Esther , CHAPTER 9
The Massacre Reversed.
When the day arrived on which the order decreed by the king was to be carried out, the thirteenth day of the twelfth month, Adar, on which the enemies of the Jews had expected to overpower them, the situation was reversed: the Jews overpowered those who hated them.
The Jews mustered in their cities throughout the provinces of King Ahasuerus to attack those who sought to do them harm, and no one could withstand them, for fear of them fell upon all the peoples.
Moreover, all the officials of the provinces, the satraps, governors, and royal procurators supported the Jews out of fear of Mordecai;
for Mordecai was powerful in the royal palace, and the report was spreading through all the provinces that he was continually growing in power.
The Jews struck down all their enemies with the sword, killing and destroying them; they did to those who hated them as they pleased.
In the royal precinct of Susa, the Jews killed and destroyed five hundred people.
They also killed Parshandatha, Dalphon, Aspatha,
Poratha, Adalia, Aridatha,
Parmashta, Arisai, Aridai, and Vaizatha,
the ten sons of Haman, son of Hammedatha, the foe of the Jews. However, they did not engage in plundering.
On the same day, when the number of those killed in the royal precinct of Susa was reported to the king,
he said to Queen Esther: “In the royal precinct of Susa the Jews have killed and destroyed five hundred people, as well as the ten sons of Haman. What must they have done in the other royal provinces! You shall again be granted whatever you ask, and whatever you request shall be honored.”
So Esther said, “If it pleases your majesty, let the Jews in Susa be permitted again tomorrow to act according to today’s decree, and let the ten sons of Haman be impaled on stakes.”
The king then gave an order that this be done, and the decree was published in Susa. So the ten sons of Haman were impaled,
and the Jews in Susa mustered again on the fourteenth of the month of Adar and killed three hundred people in Susa. However, they did not engage in plundering.
The other Jews, who dwelt in the royal provinces, also mustered and defended themselves, and obtained rest from their enemies. They killed seventy-five thousand of those who hated them, but they did not engage in plunder.
This happened on the thirteenth day of the month of Adar.
On the fourteenth of the month they rested, and made it a day of feasting and rejoicing.
The Feast of Purim.
The Jews in Susa, however, mustered on the thirteenth and fourteenth of the month. But on the fifteenth they rested, and made it a day of joyful banqueting.
That is why the rural Jews, who dwell in villages, celebrate the fourteenth of the month of Adar as a day of joyful banqueting, a holiday on which they send food to one another.
Mordecai recorded these events and sent letters to all the Jews, both near and far, in all the provinces of King Ahasuerus.
He ordered them to celebrate every year both the fourteenth and the fifteenth of the month of Adar
as the days on which the Jews obtained rest from their enemies and as the month which was turned for them from sorrow into joy, from mourning into celebration.
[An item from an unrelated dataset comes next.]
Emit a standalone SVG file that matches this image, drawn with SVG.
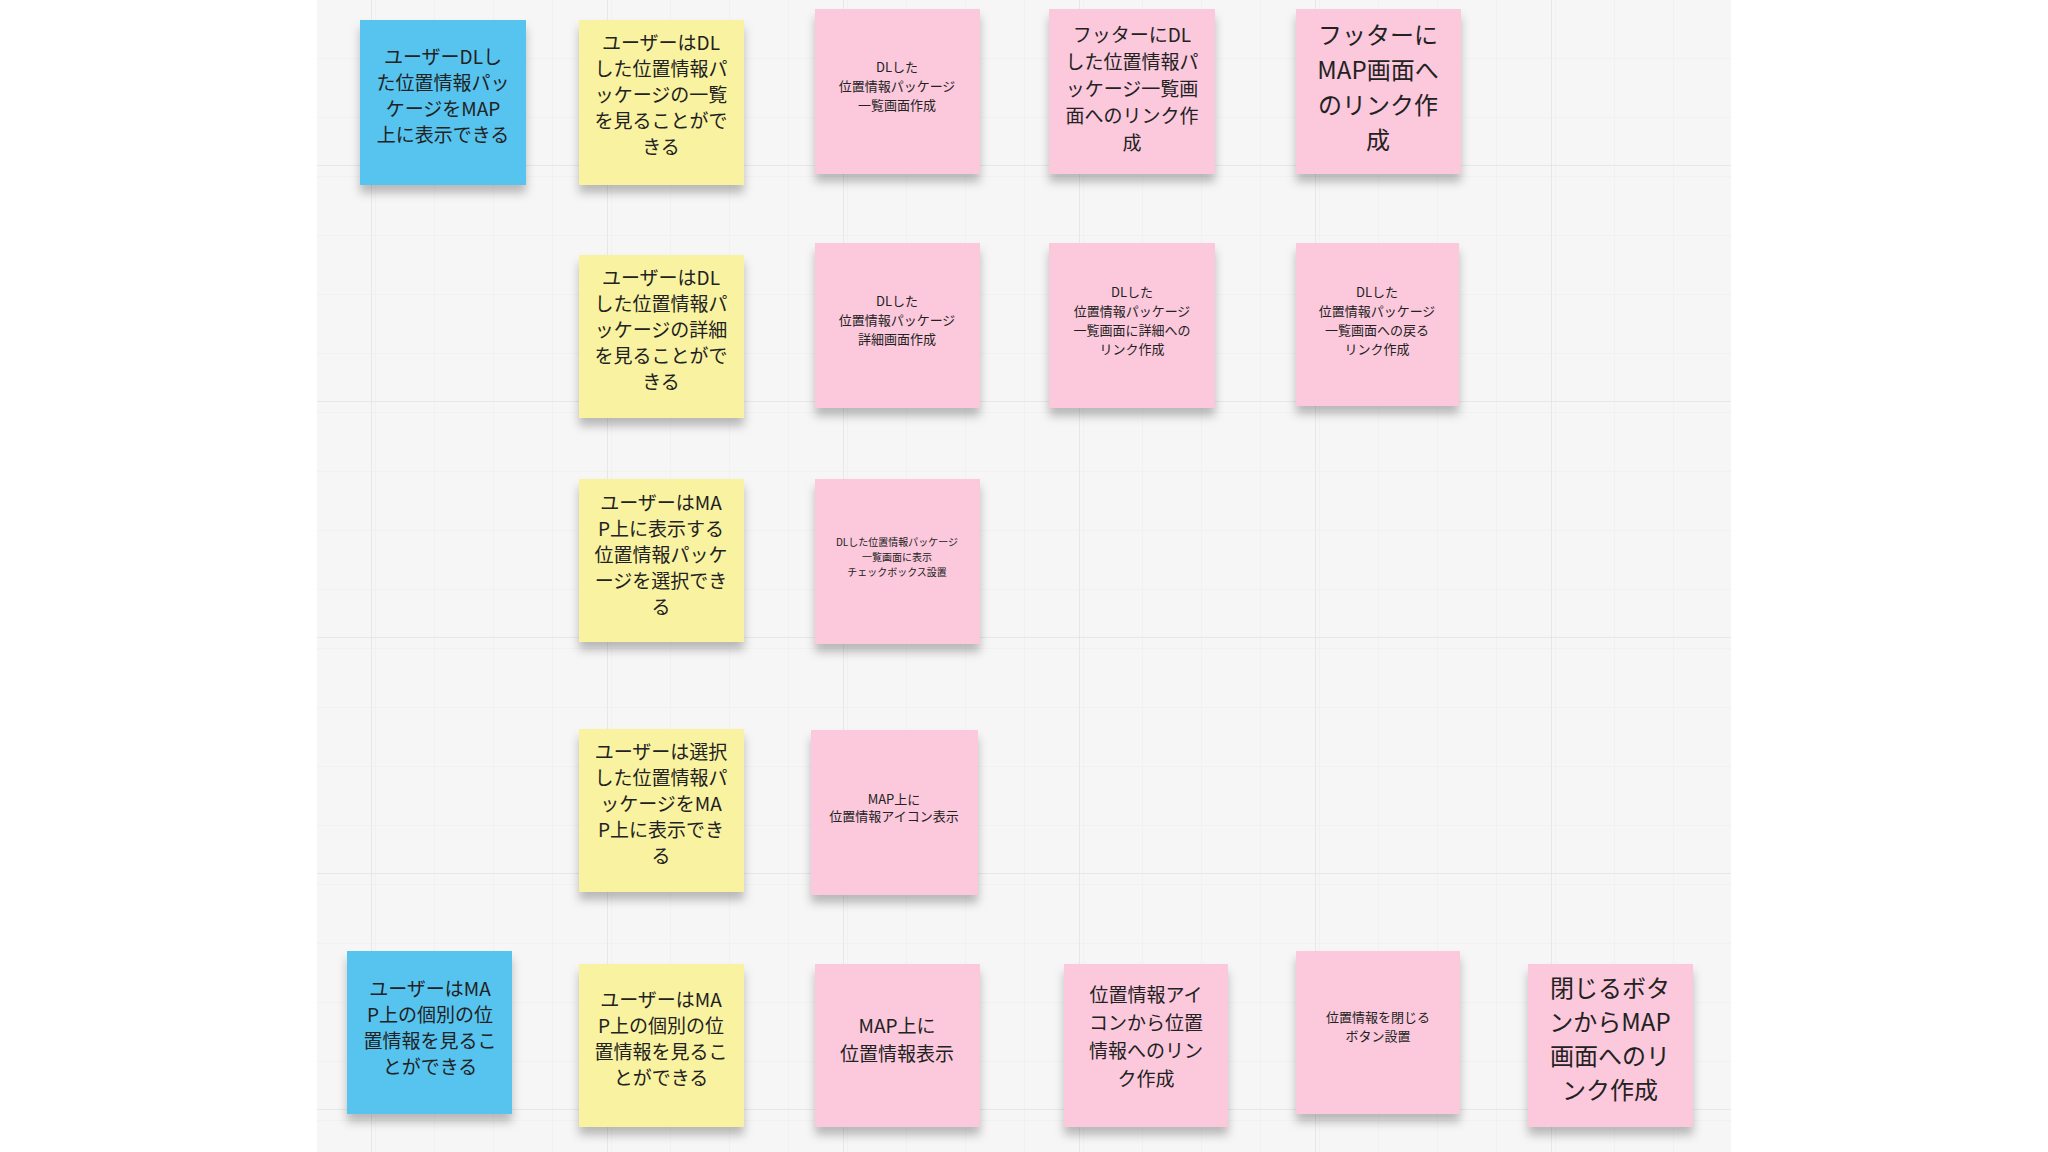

They were to observe these days with joyful banqueting, sending food to one another and gifts to the poor.
The Jews adopted as a custom what they had begun doing and what Mordecai had written to them.
Summary of the Story.
Haman, son of Hammedatha the Agagite, the foe of all the Jews, had planned to destroy them and had cast the pur, or lot, for the time of their defeat and destruction.
Yet, when the plot became known to the king, the king ordered in writing that the wicked plan Haman had devised against the Jews should instead be turned against Haman and that he and his sons should be impaled on stakes.
And so these days have been named Purim after the word pur.
Thus, because of all that was contained in this letter, and because of what they had witnessed and experienced in this event,
the Jews established and adopted as a custom for themselves, their descendants, and all who should join them, the perpetual obligation of celebrating these two days every year in the manner prescribed by this letter, and at the time appointed.
These days were to be commemorated and kept in every generation, by every clan, in every province, and in every city. These days of Purim were never to be neglected among the Jews, nor forgotten by their descendants.
Esther and Mordecai Act in Concert.
Queen Esther, daughter of Abihail, and Mordecai the Jew, wrote to confirm with full authority this second letter about Purim,
and Mordecai sent documents concerning peace and security to all the Jews in the hundred and twenty-seven provinces of Ahasuerus’ kingdom.
Thus were established, for their appointed time, these days of Purim which Mordecai the Jew and Queen Esther had designated for the Jews, just as they had previously enjoined upon themselves and upon their descendants the duty of fasting and supplication.
The command of Esther confirmed these prescriptions for Purim and was recorded in the book.